Jeffrey B. Guzzetti writes in a June 18 memo on the IG's audit that the pipeline office has enormous responsibilities that require strong oversight.
"PHMSA's inspection and enforcement program has accomplished much," he said, "but still faces multiple challenges."
Cynthia L. Quarterman, administrator of the pipeline office, largely agreed with the IG's suggestions and acknowledged that even with "considerable progress, we are working to further … provide effective oversight and pipeline safety in general."
She said to achieve the kinds of improvements needed the agency would have to add 120 inspection and enforcement staff an increase requested in next year's federal budget.
The report credited an on-site inspection for identifying still more safety problems with the Chevron pipeline, which carries crude oil from Rangely, Colo., to the company's Salt Lake City refinery.
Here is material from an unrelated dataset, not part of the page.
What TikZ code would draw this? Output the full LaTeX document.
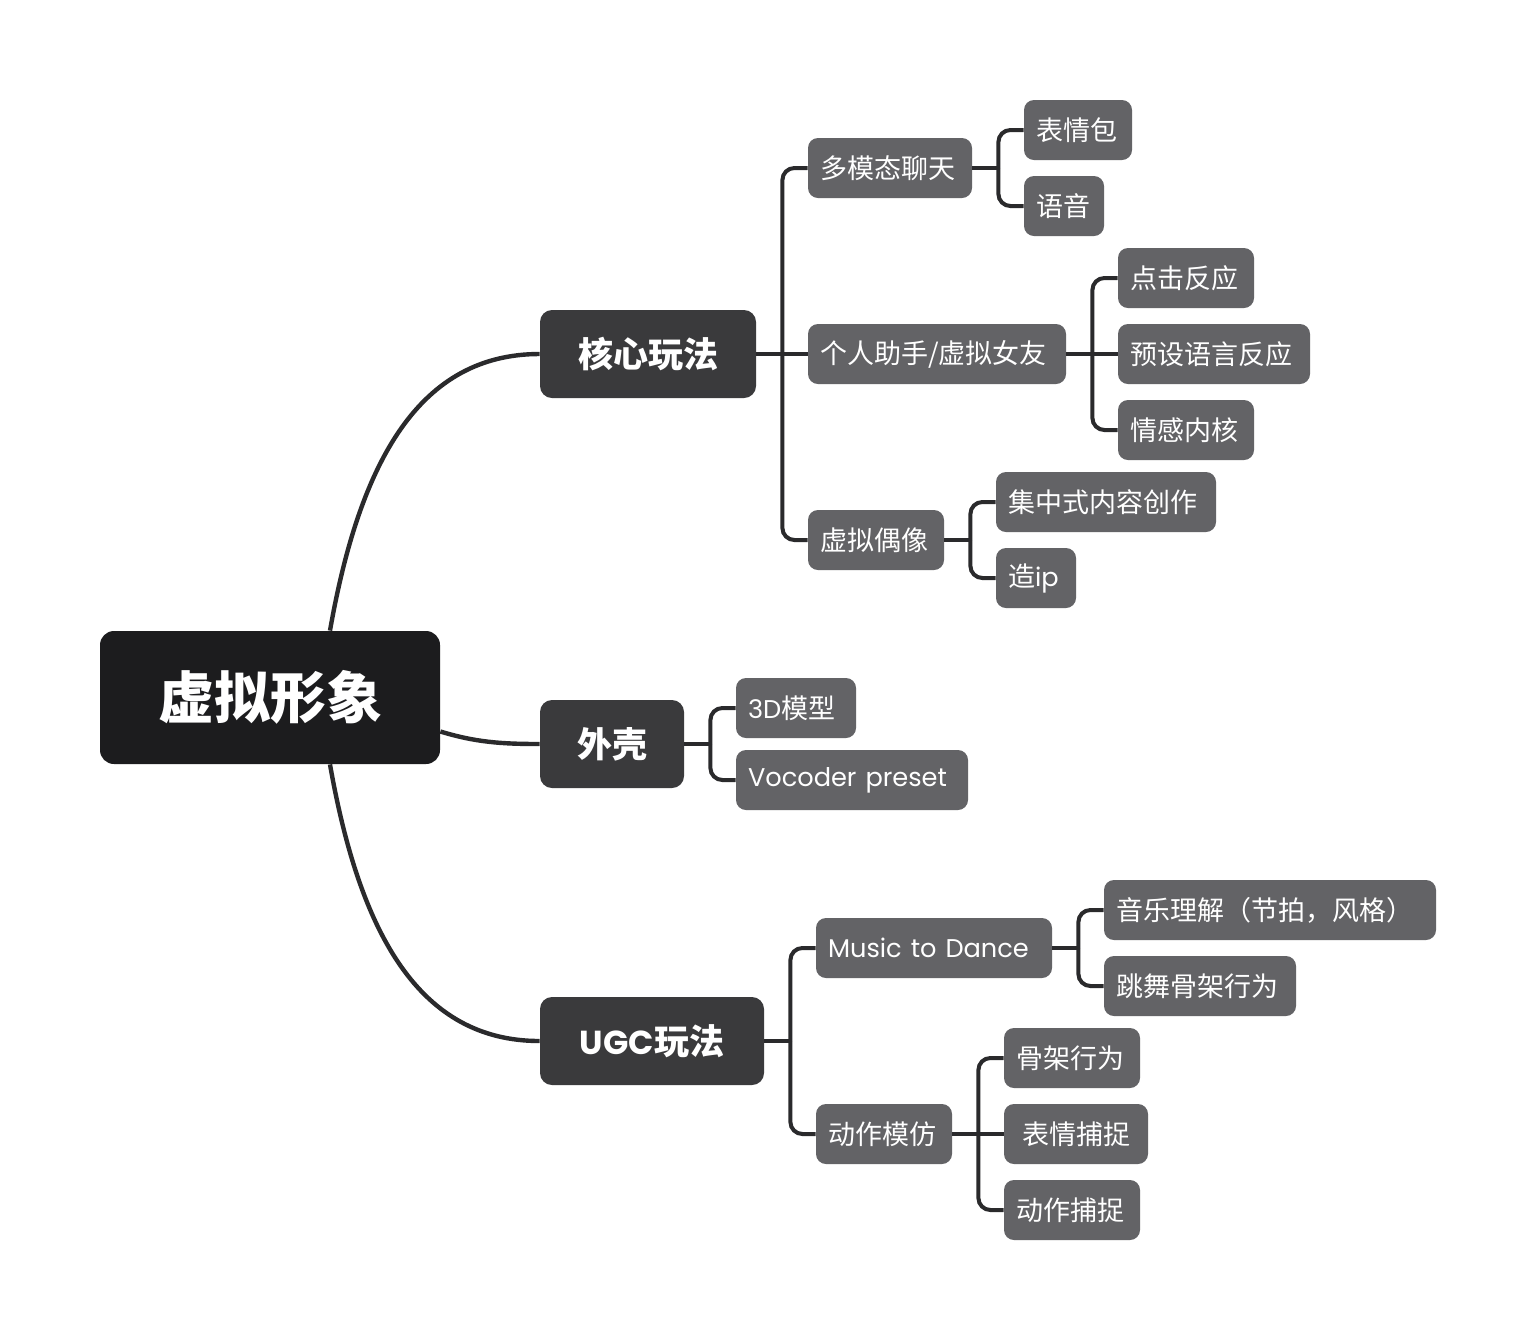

The company then was ordered to fix the problems.
Despite successes like this, the pipeline agency investigates just half the significant accidents, "thereby limiting the agency's opportunities to identify and mitigate weaknesses," according to the audit.
Jeff Niermeyer, director of the Salt Lake City Public Utilities Department, was pleased with the audit and hopes the pipeline agency will follow through with its recommendations.
"A lot of it points to staffing levels," he said.
Now that the oil has been scrubbed out of the Liberty Park pond (which served as a catch basin for the crude that leaked oil from the first spill) and the Red Butte Creek streambed has been cleaned, the city is dealing with some lingering details. A few hot spots remain, Niermeyer said, and areas damaged by the cleanup itself still need to be restored.
And, he added, the city tries to keep up with lessons learned from the 2010 spills.
"Pipelines tend to be out of sight, out of mind," Niermeyer said. "We need to keep them in the forefront."
The spills' impacts also linger at the Utah Division of Water Quality, which cited Chevron for the spills and fined the company $4.5 million.
John Whitehead, the state agency's assistant director, agreed that staffing of the pipeline safety agency is a key issue.
"In a perfect world," he said, "we would have 100 percent inspections of all the pipelines, but, with the resources available, that's unlikely."
Meanwhile, the spills proved to be expensive mistakes for Chevron. The Texas-based company paid about $42.6 million for the cleanup, fines, compensation for affected homeowners and other expenses.
About 66 people who live on and near Red Butte Creek filed a federal suit in March. At the time, their attorneys said they were seeking "tens of millions of dollars." The suit is pending.
A closer look
A new audit of the federal pipeline safety office says that crude oil, refined petroleum and other hazardous liquids course through a network of 175,000 miles of pipe nationwide. Between 2005 and 2010, the networks had 356 significant accidents that killed six people, injured 11 and caused $852 million in cleanup costs.
About SLC's spills
Two leaks from a Chevron pipeline spilled 54,600 gallons of crude oil near Red Butte Garden in Salt Lake City's eastern foothills in 2010.
The June 11-12 spill unleashed 33,600 gallons of crude, scarring Red Butte Creek, the Liberty Park pond and parts of the Jordan River. The pipe was repaired and reopened little more than a week later on June 21.
A second spill, on Dec. 1, spewed 21,000 gallons near Red Butte Garden's amphitheater. The pipeline reopened Feb. 1 with safety upgrades. The Liberty Park pond, however, didn't reopen until May 14, 2011.